>> Begin Data for processing

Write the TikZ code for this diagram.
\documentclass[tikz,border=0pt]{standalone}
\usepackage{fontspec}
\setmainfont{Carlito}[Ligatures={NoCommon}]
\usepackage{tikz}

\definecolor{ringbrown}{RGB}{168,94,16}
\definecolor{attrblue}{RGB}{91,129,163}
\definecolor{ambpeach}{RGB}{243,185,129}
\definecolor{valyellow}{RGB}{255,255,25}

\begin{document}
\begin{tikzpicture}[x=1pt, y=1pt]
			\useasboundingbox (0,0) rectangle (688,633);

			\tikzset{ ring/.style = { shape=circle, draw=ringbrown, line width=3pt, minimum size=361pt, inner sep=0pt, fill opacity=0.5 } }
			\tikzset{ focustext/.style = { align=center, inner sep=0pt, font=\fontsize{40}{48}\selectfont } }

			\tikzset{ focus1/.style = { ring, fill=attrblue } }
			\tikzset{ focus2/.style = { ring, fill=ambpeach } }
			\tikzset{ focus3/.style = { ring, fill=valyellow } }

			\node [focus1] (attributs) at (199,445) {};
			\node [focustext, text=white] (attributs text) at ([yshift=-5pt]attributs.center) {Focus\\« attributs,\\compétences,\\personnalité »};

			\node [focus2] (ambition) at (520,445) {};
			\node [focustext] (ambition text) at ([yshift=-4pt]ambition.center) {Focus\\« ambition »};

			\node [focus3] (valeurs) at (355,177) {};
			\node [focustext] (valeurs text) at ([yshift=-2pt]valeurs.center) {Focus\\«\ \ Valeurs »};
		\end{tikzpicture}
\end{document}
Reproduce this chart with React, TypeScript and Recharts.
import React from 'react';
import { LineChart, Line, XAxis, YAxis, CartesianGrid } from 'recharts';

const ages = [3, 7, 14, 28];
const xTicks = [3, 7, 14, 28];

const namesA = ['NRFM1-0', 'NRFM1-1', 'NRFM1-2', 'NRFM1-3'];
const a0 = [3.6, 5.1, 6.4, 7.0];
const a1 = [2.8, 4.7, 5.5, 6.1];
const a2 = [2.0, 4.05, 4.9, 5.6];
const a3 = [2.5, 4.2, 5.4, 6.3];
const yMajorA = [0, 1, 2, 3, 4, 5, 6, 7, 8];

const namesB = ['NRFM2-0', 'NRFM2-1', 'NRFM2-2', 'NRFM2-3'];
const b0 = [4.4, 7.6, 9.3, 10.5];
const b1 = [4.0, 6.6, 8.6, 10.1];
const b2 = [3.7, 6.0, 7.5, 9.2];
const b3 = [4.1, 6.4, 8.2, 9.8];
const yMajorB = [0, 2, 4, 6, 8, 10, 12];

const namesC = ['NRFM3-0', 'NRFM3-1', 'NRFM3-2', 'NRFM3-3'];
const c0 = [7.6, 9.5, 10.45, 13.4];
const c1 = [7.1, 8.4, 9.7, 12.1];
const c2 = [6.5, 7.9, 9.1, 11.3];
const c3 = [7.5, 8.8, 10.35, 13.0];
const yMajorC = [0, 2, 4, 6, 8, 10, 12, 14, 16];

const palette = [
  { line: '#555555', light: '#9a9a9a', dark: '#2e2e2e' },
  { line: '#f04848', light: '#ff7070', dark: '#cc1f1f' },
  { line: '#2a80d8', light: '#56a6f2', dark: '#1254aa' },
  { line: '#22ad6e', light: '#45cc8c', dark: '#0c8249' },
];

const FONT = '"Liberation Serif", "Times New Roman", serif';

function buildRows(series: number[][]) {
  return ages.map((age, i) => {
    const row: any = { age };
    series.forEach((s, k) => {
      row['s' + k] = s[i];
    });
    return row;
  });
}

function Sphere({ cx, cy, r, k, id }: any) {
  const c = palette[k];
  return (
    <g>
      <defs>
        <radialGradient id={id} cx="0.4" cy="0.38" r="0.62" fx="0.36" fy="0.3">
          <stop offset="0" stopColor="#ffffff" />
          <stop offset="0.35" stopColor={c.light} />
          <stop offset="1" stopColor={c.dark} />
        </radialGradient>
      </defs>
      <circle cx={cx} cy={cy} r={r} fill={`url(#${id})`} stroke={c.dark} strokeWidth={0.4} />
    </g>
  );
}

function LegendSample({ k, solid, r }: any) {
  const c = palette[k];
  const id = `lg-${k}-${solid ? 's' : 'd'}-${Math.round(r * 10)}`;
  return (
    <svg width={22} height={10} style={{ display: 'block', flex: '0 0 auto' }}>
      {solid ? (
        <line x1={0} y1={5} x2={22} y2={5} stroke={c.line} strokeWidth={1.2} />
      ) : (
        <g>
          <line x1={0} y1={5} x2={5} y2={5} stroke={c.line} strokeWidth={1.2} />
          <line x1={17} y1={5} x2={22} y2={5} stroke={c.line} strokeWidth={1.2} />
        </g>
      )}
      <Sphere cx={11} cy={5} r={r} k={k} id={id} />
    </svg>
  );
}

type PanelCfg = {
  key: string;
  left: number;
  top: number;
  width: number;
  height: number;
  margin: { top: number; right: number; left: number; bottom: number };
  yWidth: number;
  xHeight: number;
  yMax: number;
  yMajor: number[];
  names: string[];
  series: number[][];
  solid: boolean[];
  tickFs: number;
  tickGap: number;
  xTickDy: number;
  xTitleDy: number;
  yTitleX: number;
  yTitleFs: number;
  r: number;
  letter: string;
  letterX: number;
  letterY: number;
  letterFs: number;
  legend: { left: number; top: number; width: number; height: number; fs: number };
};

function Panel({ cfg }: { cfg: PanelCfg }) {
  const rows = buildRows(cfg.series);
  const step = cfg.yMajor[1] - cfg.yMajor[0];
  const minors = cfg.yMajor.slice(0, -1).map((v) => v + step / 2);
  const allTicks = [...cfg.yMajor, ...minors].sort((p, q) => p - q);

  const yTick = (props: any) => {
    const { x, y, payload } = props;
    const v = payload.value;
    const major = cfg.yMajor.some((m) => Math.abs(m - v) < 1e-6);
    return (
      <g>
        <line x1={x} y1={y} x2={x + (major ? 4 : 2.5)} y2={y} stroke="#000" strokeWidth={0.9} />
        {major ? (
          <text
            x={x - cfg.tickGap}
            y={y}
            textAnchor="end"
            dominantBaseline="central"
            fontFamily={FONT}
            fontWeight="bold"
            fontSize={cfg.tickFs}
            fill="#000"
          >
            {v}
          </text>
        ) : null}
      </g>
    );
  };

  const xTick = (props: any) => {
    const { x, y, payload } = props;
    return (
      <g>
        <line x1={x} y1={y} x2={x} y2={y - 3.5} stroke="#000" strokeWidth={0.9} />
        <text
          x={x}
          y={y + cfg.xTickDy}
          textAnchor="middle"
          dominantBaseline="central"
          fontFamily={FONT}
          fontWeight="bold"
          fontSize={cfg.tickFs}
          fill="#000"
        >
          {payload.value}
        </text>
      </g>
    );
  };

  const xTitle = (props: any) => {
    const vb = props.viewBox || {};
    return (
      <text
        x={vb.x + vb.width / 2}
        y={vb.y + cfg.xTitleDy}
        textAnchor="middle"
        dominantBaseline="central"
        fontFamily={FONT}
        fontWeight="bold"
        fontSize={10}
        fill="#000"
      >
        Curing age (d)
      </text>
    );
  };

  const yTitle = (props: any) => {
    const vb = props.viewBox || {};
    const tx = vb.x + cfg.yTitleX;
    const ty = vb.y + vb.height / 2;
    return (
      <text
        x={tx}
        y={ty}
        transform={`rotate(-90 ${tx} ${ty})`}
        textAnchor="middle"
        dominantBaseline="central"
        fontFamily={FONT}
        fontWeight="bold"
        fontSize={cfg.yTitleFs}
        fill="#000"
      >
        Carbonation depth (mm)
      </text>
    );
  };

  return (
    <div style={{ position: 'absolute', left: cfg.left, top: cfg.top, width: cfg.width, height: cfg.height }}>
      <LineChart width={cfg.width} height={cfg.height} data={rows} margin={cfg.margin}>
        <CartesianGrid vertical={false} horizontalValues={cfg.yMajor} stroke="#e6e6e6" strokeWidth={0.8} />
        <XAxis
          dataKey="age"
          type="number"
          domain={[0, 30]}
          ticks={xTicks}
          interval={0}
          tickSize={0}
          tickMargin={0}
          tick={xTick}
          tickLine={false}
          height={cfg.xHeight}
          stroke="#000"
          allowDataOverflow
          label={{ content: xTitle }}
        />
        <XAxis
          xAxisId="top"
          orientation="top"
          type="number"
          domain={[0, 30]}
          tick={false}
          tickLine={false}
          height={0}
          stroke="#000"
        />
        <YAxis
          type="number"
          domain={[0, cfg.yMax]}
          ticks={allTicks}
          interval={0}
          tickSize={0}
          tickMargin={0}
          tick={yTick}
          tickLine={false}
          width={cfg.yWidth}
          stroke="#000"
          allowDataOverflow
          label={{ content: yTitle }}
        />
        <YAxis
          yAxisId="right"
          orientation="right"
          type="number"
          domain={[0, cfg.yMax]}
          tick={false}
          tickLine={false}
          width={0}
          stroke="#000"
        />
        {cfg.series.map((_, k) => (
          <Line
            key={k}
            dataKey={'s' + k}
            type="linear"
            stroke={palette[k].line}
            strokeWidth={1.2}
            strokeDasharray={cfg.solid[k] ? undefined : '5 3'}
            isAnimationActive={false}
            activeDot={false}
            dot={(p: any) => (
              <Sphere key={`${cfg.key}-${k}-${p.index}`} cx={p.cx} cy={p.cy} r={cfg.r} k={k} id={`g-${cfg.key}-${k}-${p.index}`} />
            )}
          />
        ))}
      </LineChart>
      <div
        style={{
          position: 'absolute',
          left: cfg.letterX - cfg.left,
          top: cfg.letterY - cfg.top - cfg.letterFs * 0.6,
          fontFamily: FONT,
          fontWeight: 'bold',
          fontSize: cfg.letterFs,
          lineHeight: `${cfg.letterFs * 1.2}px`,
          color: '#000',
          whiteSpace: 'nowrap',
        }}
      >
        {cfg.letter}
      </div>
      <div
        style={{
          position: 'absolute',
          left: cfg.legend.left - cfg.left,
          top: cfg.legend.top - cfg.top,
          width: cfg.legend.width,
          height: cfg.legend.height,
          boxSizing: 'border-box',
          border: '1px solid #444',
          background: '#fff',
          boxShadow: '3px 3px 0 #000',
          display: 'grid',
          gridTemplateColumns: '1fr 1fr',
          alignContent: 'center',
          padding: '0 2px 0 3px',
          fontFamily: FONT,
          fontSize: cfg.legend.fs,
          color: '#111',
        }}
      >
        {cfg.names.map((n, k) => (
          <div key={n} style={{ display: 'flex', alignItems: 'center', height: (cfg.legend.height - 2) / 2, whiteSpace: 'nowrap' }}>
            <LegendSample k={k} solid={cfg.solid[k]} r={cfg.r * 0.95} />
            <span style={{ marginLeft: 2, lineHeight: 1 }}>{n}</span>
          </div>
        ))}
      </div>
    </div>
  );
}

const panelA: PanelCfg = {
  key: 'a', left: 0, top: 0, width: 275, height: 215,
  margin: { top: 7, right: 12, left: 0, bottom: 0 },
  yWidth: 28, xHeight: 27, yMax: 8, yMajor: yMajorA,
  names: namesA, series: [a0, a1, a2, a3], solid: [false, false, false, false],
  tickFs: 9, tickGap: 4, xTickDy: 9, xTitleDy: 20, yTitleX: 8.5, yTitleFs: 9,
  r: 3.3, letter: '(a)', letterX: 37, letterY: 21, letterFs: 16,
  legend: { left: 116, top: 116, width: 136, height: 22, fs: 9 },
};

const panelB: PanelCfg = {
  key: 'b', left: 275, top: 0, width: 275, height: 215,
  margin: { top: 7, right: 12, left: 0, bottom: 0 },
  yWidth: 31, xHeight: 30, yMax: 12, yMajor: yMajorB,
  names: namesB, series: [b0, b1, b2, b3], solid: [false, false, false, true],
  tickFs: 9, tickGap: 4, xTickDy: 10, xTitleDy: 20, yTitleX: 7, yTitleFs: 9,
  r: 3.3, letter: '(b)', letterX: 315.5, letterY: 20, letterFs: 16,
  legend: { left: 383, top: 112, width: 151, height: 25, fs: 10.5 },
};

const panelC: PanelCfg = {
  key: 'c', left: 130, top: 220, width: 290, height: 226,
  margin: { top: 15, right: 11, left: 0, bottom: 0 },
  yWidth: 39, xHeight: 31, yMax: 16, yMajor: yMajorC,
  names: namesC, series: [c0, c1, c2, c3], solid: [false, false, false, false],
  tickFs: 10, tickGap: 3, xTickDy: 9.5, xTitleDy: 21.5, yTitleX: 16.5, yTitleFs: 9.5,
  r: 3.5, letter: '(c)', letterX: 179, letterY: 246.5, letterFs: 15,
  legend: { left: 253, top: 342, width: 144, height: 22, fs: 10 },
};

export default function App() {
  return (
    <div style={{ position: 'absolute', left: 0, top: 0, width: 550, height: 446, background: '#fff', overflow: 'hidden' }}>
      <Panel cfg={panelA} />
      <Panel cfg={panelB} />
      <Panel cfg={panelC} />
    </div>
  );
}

>> End Data for processing

What you will do: Report only how many lines of the listing hold the word "React".

Output of the exercise: 2